Ten years pass, and Jeff is still living with Ruth and is now working as a security agent for the stagecoach line, but is embittered by the town's ostracism of him. Jeff is courting two young women, the prim Amy Wentworth and the more adventurous Lila Costain, who runs a ranch she inherited from her father. When Jeff assists Elec and a posse in foiling a stagecoach robbery, they shoot three of the robbers, including Ed Wyatt. As he dies, Wyatt recognises Jeff as Nate's son and tells him and Elec that he and Somerson committed the bank robbery, not Nate.

After Jeff confronts Ruth with the truth about the robbery, she admits that she lied to prevent Nate from taking him away because she wanted Jeff to grow up to be happy and decent. Jeff then leaves Ruth's house and decides to find Nate. Although Lila tries to dissuade Jeff and asks him to stay with her, he is obsessed with joining his father, who has continued his criminal career, in exacting revenge against the townspeople. Somerson contacts Jeff with a proposal that they and two others set up a payroll robbery based upon Jeff's knowledge of the stage line's operations.

Later, Nate visits Ruth and reveals that he never told Jeff that she had lied because he wanted the boy to stay with her. While Nate is at the house, Jeff enters with Lila, and Nate informs him that he has heard about the intended robbery and forbids him to participate. In the ensuing fistfight, Jeff beats up Nate and rides off. Nate then begs Elec to help him prevent the robbery.

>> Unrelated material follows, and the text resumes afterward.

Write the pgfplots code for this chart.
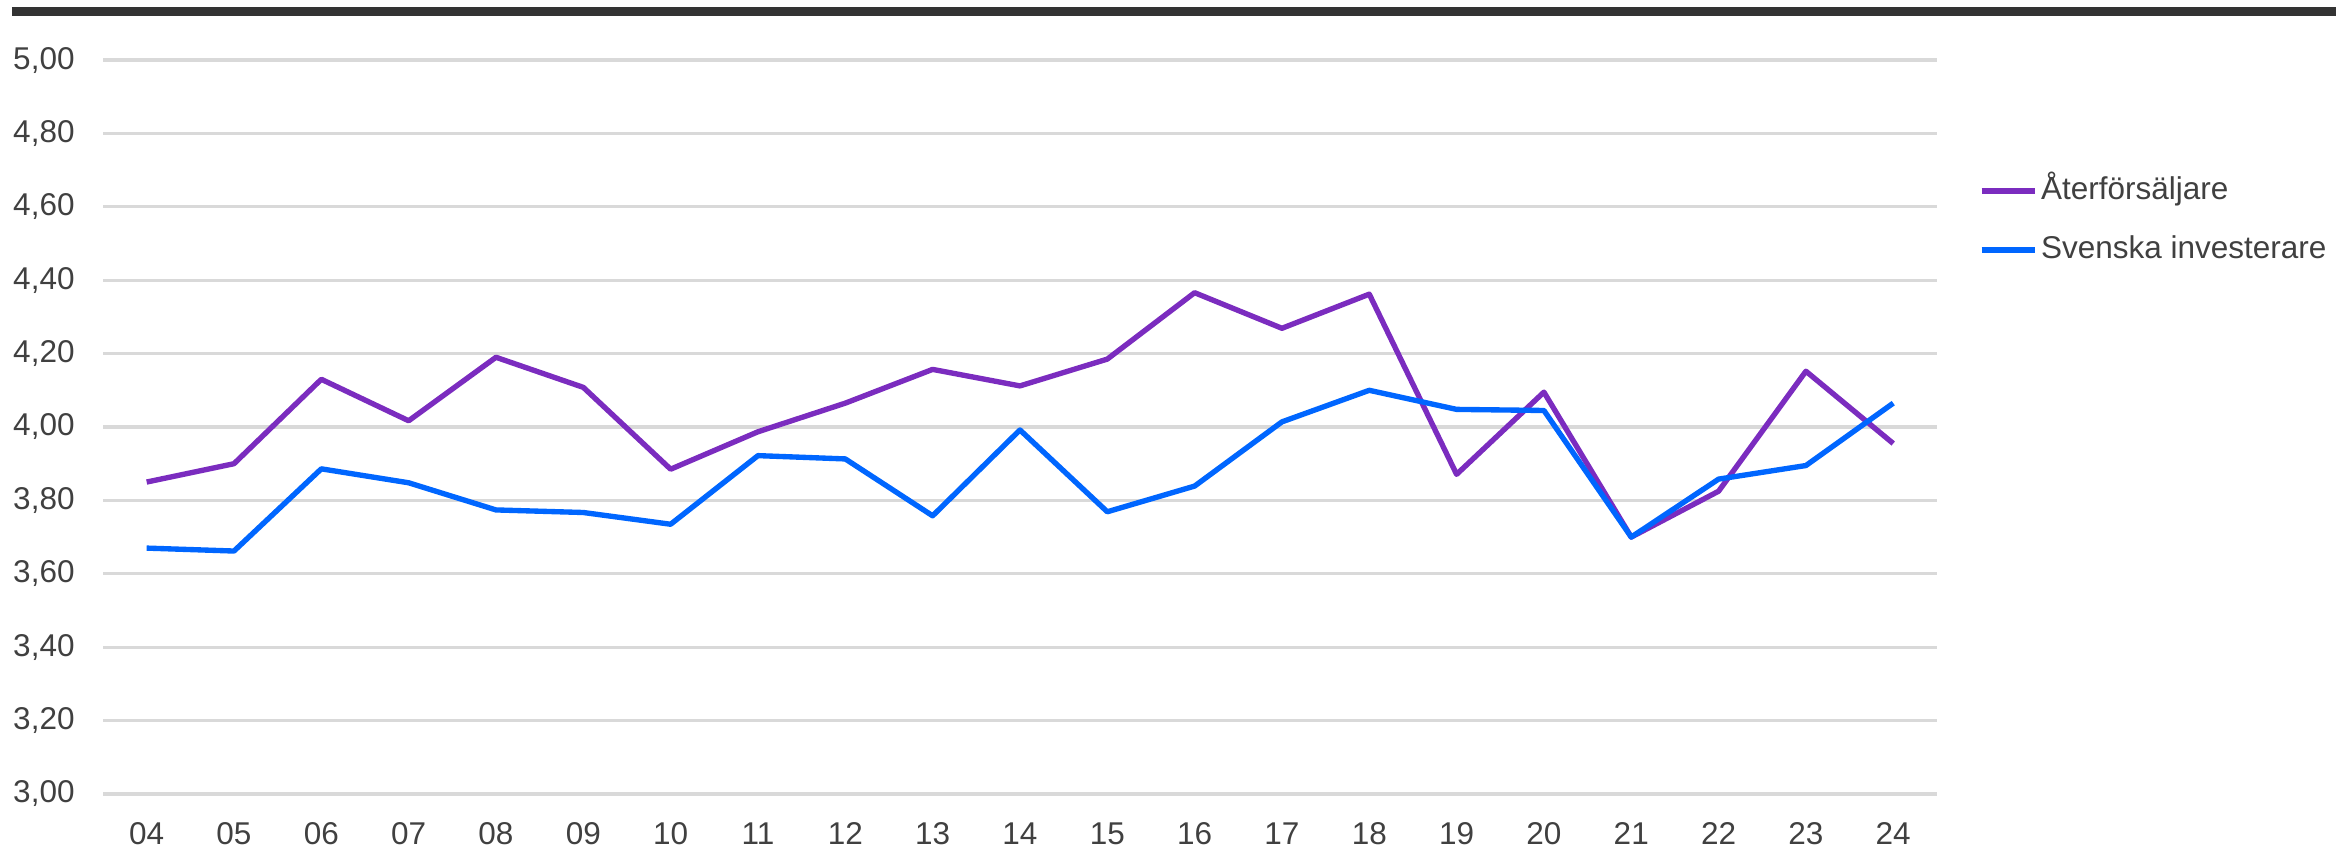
\documentclass[border=0pt]{standalone}
\usepackage{pgfplots}
\pgfplotsset{compat=1.18}
\usepackage{fontspec}
\setmainfont{Liberation Sans}
\definecolor{purp}{HTML}{7B2CBF}
\definecolor{blu}{HTML}{0066FF}
\definecolor{gridc}{HTML}{D9D9D9}
\definecolor{txt}{HTML}{404040}
\definecolor{barc}{HTML}{333333}
\begin{document}
\begin{tikzpicture}
\path[use as bounding box] (0,0) rectangle (741.6pt,-269.2pt);
\draw[barc, line width=2.86pt] (3.8pt,-3.65pt) -- (741.6pt,-3.65pt);
\begin{axis}[
  at={(32.70pt,-252.06pt)}, anchor=south west,
  width=582.2pt, height=233.0pt, scale only axis=true,
  xmin=-0.5, xmax=20.5, ymin=3, ymax=5,
  axis line style={draw=none},
  major tick length=0pt,
  xtick={0,...,20},
  xticklabels={04,05,06,07,08,09,10,11,12,13,14,15,16,17,18,19,20,21,22,23,24},
  ytick={3,3.2,3.4,3.6,3.8,4,4.2,4.4,4.6,4.8,5},
  yticklabels={{3,00},{3,20},{3,40},{3,60},{3,80},{4,00},{4,20},{4,40},{4,60},{4,80},{5,00}},
  ymajorgrids=true,
  grid style={gridc, line width=1pt},
  tick label style={font=\fontsize{10}{12}\selectfont, text=txt},
  xticklabel style={yshift=-5.5pt},
  yticklabel style={xshift=-5.5pt},
  legend style={draw=none, fill=none, at={(1.0225,0.7813)}, anchor=west,
    inner xsep=0pt, inner ysep=0pt, row sep=7.2pt,
    nodes={inner sep=1pt, text height=7.5pt, text depth=2pt},
    font=\fontsize{10}{12}\selectfont, text=txt},
  legend cell align=left,
  every axis plot/.append style={line width=1.7pt, line join=round},
]
\addplot[purp] coordinates {
(0,3.85) (1,3.90) (2,4.13) (3,4.017) (4,4.19) (5,4.108) (6,3.885) (7,3.987) (8,4.065) (9,4.157) (10,4.112)
(11,4.185) (12,4.366) (13,4.269) (14,4.362) (15,3.871) (16,4.095) (17,3.70) (18,3.825) (19,4.152) (20,3.955)};
\addlegendentry{Återförsäljare}
\addplot[blu] coordinates {
(0,3.67) (1,3.662) (2,3.886) (3,3.848) (4,3.774) (5,3.767) (6,3.735) (7,3.922) (8,3.913) (9,3.758) (10,3.992)
(11,3.769) (12,3.839) (13,4.014) (14,4.10) (15,4.048) (16,4.045) (17,3.70) (18,3.858) (19,3.895) (20,4.065)};
\addlegendentry{Svenska investerare}
\end{axis}
\end{tikzpicture}
\end{document}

When Nate and Elec thwart the holdup, Somerson and another gunman take Jeff hostage, blaming him for Nate and Elec's intervention, and flee on the stage. Nate rides after them and, as Jeff and Somerson struggle inside the coach for possession of a gun, Nate shoots the outlaw driver. Nate then jumps on board, taking over the reins of the runaway stage, but is attacked by Somerson who has knocked out Jeff. Somerson overpowers Nate and brings the stage to a halt, intending to shoot Elec and the others who are following. Nate prevents Somerson from shooting by jumping on him from the stagecoach but is in turn shot by the outlaw. Nate, using his waning strength, throws a knife into Somerson, killing him.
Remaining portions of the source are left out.